● MATERIAL PROVIDED:
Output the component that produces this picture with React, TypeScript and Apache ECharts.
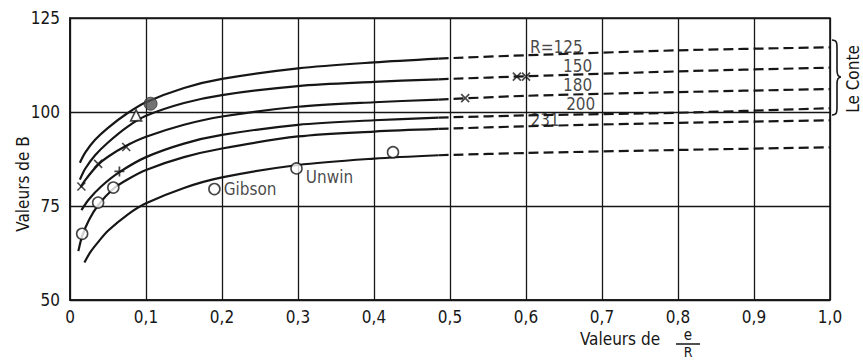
import React, { useEffect, useRef } from 'react';
import * as echarts from 'echarts';

// ---- axes ----
const xMin = 0;
const xMax = 1;
const xStep = 0.1;
const yMin = 50;
const yMax = 125;
const yStep = 25;

// ---- curves (solid = measured range, dashed = extrapolation) ----
const c1Solid = [[0.013, 86.5], [0.02, 89.2], [0.033, 92.6], [0.05, 95.8], [0.075, 99.6], [0.1, 102.6], [0.15, 106.4], [0.2, 108.8], [0.3, 111.6], [0.4, 113.2], [0.485, 114.2]];
const c1Dashed = [[0.485, 114.2], [0.6, 115.1], [0.8, 116.4], [1.0, 117.2]];
const c2Solid = [[0.013, 82.0], [0.02, 84.9], [0.033, 88.5], [0.05, 91.9], [0.075, 96.0], [0.1, 99.0], [0.15, 102.4], [0.2, 104.5], [0.3, 106.9], [0.4, 108.0], [0.485, 108.7]];
const c2Dashed = [[0.485, 108.7], [0.6, 109.5], [0.8, 110.8], [1.0, 111.8]];
const c3Solid = [[0.014, 80.0], [0.02, 81.9], [0.037, 86.0], [0.05, 88.1], [0.074, 91.0], [0.1, 93.4], [0.15, 96.6], [0.2, 98.8], [0.3, 101.4], [0.4, 102.6], [0.485, 103.3]];
const c3Dashed = [[0.485, 103.3], [0.6, 104.3], [0.8, 105.3], [1.0, 106.1]];
const c4Solid = [[0.015, 73.9], [0.025, 76.8], [0.041, 80.2], [0.065, 84.0], [0.1, 88.0], [0.15, 91.6], [0.2, 93.9], [0.3, 96.6], [0.4, 97.8], [0.485, 98.5]];
const c4Dashed = [[0.485, 98.5], [0.6, 99.1], [0.8, 99.8], [1.0, 101.0]];
const c5Solid = [[0.011, 63.0], [0.016, 67.0], [0.025, 71.3], [0.037, 75.2], [0.057, 79.6], [0.075, 82.0], [0.1, 84.6], [0.15, 88.0], [0.2, 90.3], [0.3, 93.5], [0.4, 94.8], [0.485, 95.5]];
const c5Dashed = [[0.485, 95.5], [0.6, 96.2], [0.8, 97.1], [1.0, 97.8]];
const c6Solid = [[0.019, 60.0], [0.027, 62.8], [0.037, 65.4], [0.05, 68.4], [0.075, 72.6], [0.1, 75.7], [0.15, 79.8], [0.2, 82.6], [0.3, 85.9], [0.4, 87.6], [0.485, 88.5]];
const c6Dashed = [[0.485, 88.5], [0.6, 89.1], [0.8, 89.9], [1.0, 90.6]];

// ---- experimental points ----
const openCircles = [[0.016, 67.6], [0.037, 75.9], [0.057, 79.9], [0.425, 89.3]];
const gibsonPoint = [0.19, 79.5];
const unwinPoint = [0.298, 85.0];
const crossPoints = [[0.015, 80.2], [0.037, 86.2], [0.074, 90.7], [0.52, 103.7], [0.588, 109.4], [0.6, 109.4]];
const plusPoints = [[0.065, 84.2]];
const trianglePoints = [[0.087, 99.1]];
const filledPoints = [[0.106, 102.2]];

// ---- curve labels ----
const rLabels = ['R=125', '150', '180', '200', '231'];
const rLabelX = [0.64, 0.668, 0.668, 0.672, 0.625];
const rLabelY = [117.4, 112.2, 107.2, 102.2, 97.9];

const FONT = "'DejaVu Sans Condensed', 'DejaVu Sans', sans-serif";
const INK = '#161616';

echarts.graphic.registerShape(
  'brace',
  echarts.graphic.extendPath('M0,0 C5,0 5,3 5,9 L5,30 C5,34 6,37 9,37 C6,37 5,40 5,44 L5,66 C5,72 5,75 0,75', {})
);

const crossSymbol = 'path://M0,0L10,10M10,0L0,10';
const plusSymbol = 'path://M5,0L5,10M0,5L10,5';

function lineSeries(data: number[][], dashed: boolean) {
  return {
    type: 'line',
    data,
    showSymbol: false,
    symbol: 'none',
    smooth: 0.3,
    silent: true,
    z: 3,
    lineStyle: { color: INK, width: 2.2, type: dashed ? [10, 5] : 'solid' },
  };
}

export default function App() {
  const ref = useRef<HTMLDivElement>(null);
  useEffect(() => {
    const el = ref.current!;
    const chart = echarts.init(el, null, { renderer: 'svg' });
    const curves = [
      [c1Solid, c1Dashed], [c2Solid, c2Dashed], [c3Solid, c3Dashed],
      [c4Solid, c4Dashed], [c5Solid, c5Dashed], [c6Solid, c6Dashed],
    ];
    const series: any[] = [];
    curves.forEach(([s, d]) => {
      series.push(lineSeries(s, false));
      series.push(lineSeries(d, true));
    });
    const openStyle = { color: '#ffffff', borderColor: INK, borderWidth: 1.6 };
    series.push({
      type: 'scatter', z: 5, symbol: 'circle', symbolSize: 11, itemStyle: openStyle,
      data: [
        ...openCircles,
        { value: gibsonPoint, label: { show: true, formatter: 'Gibson', position: 'right', distance: 3, fontSize: 17, fontFamily: FONT, color: INK } },
        { value: unwinPoint, label: { show: true, formatter: 'Unwin', position: 'right', distance: 3, offset: [0, 9], fontSize: 17, fontFamily: FONT, color: INK } },
      ],
    });
    series.push({
      type: 'scatter', z: 5, symbol: crossSymbol, symbolSize: 8,
      itemStyle: { color: 'none', borderColor: INK, borderWidth: 1.6 }, data: crossPoints,
    });
    series.push({
      type: 'scatter', z: 5, symbol: plusSymbol, symbolSize: 10,
      itemStyle: { color: 'none', borderColor: INK, borderWidth: 1.8 }, data: plusPoints,
    });
    series.push({
      type: 'scatter', z: 5, symbol: 'triangle', symbolSize: 11, itemStyle: openStyle, data: trianglePoints,
    });
    series.push({
      type: 'scatter', z: 5, symbol: 'circle', symbolSize: 13,
      itemStyle: { color: '#505050', borderColor: '#333', borderWidth: 1 }, data: filledPoints,
    });
    series.push({
      type: 'scatter', z: 6, symbolSize: 0, silent: true,
      label: { show: true, position: 'inside', formatter: '{b}', fontSize: 17, fontFamily: FONT, color: INK },
      data: rLabels.map((t, i) => ({ name: t, value: [rLabelX[i], rLabelY[i]] })),
    });

    chart.setOption({
      animation: false,
      backgroundColor: '#ffffff',
      grid: { left: 70, right: 33, top: 18, bottom: 60, show: true, borderColor: INK, borderWidth: 1.6, backgroundColor: 'transparent' },
      xAxis: {
        type: 'value', min: xMin, max: xMax, interval: xStep,
        axisLine: { show: true, lineStyle: { color: INK, width: 1.6 } },
        axisTick: { show: false },
        splitLine: { show: true, lineStyle: { color: INK, width: 1.3 } },
        axisLabel: {
          margin: 8, fontSize: 17, lineHeight: 17, fontFamily: FONT, color: INK,
          formatter: (v: number) => (v === 0 ? '0' : v.toFixed(1).replace('.', ',')),
        },
      },
      yAxis: {
        type: 'value', min: yMin, max: yMax, interval: yStep,
        axisLine: { show: true, lineStyle: { color: INK, width: 1.6 } },
        axisTick: { show: false },
        splitLine: { show: true, lineStyle: { color: INK, width: 1.3 } },
        axisLabel: { margin: 10, fontSize: 17, fontFamily: FONT, color: INK, padding: [0, 0, 12, 0] },
      },
      graphic: [
        { type: 'text', x: 23, y: 184, rotation: Math.PI / 2, style: { text: 'Valeurs de B', fontSize: 17, fontFamily: FONT, fill: INK, align: 'center', verticalAlign: 'middle' } },
        { type: 'text', x: 620, y: 339, style: { text: 'Valeurs de', fontSize: 17, fontFamily: FONT, fill: INK, align: 'center', verticalAlign: 'middle' } },
        { type: 'text', x: 688, y: 335, style: { text: 'e', fontSize: 15, lineHeight: 14, fontFamily: FONT, fill: INK, align: 'center', verticalAlign: 'middle' } },
        { type: 'line', shape: { x1: 676, y1: 344, x2: 700, y2: 344 }, style: { stroke: INK, lineWidth: 1.5 } },
        { type: 'text', x: 688, y: 352, style: { text: 'R', fontSize: 14, lineHeight: 13, fontFamily: FONT, fill: INK, align: 'center', verticalAlign: 'middle' } },
        { type: 'brace', x: 832, y: 40, style: { stroke: INK, fill: 'none', lineWidth: 1.6 } },
        { type: 'text', x: 853, y: 79, rotation: Math.PI / 2, style: { text: 'Le Conte', fontSize: 17, fontFamily: FONT, fill: INK, align: 'center', verticalAlign: 'middle' } },
      ],
      series,
    });
    return () => chart.dispose();
  }, []);
  return <div ref={ref} style={{ position: 'fixed', left: 0, top: 0, width: 863, height: 360, background: '#fff' }} />;
}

● WORK TO DO: In the data above, please extract the lines from the first one through the line with "const yStep = 25;", exactly, and keep pictures out.

● EXERCISE ANSWER:
Output the component that produces this picture with React, TypeScript and Apache ECharts.
import React, { useEffect, useRef } from 'react';
import * as echarts from 'echarts';

// ---- axes ----
const xMin = 0;
const xMax = 1;
const xStep = 0.1;
const yMin = 50;
const yMax = 125;
const yStep = 25;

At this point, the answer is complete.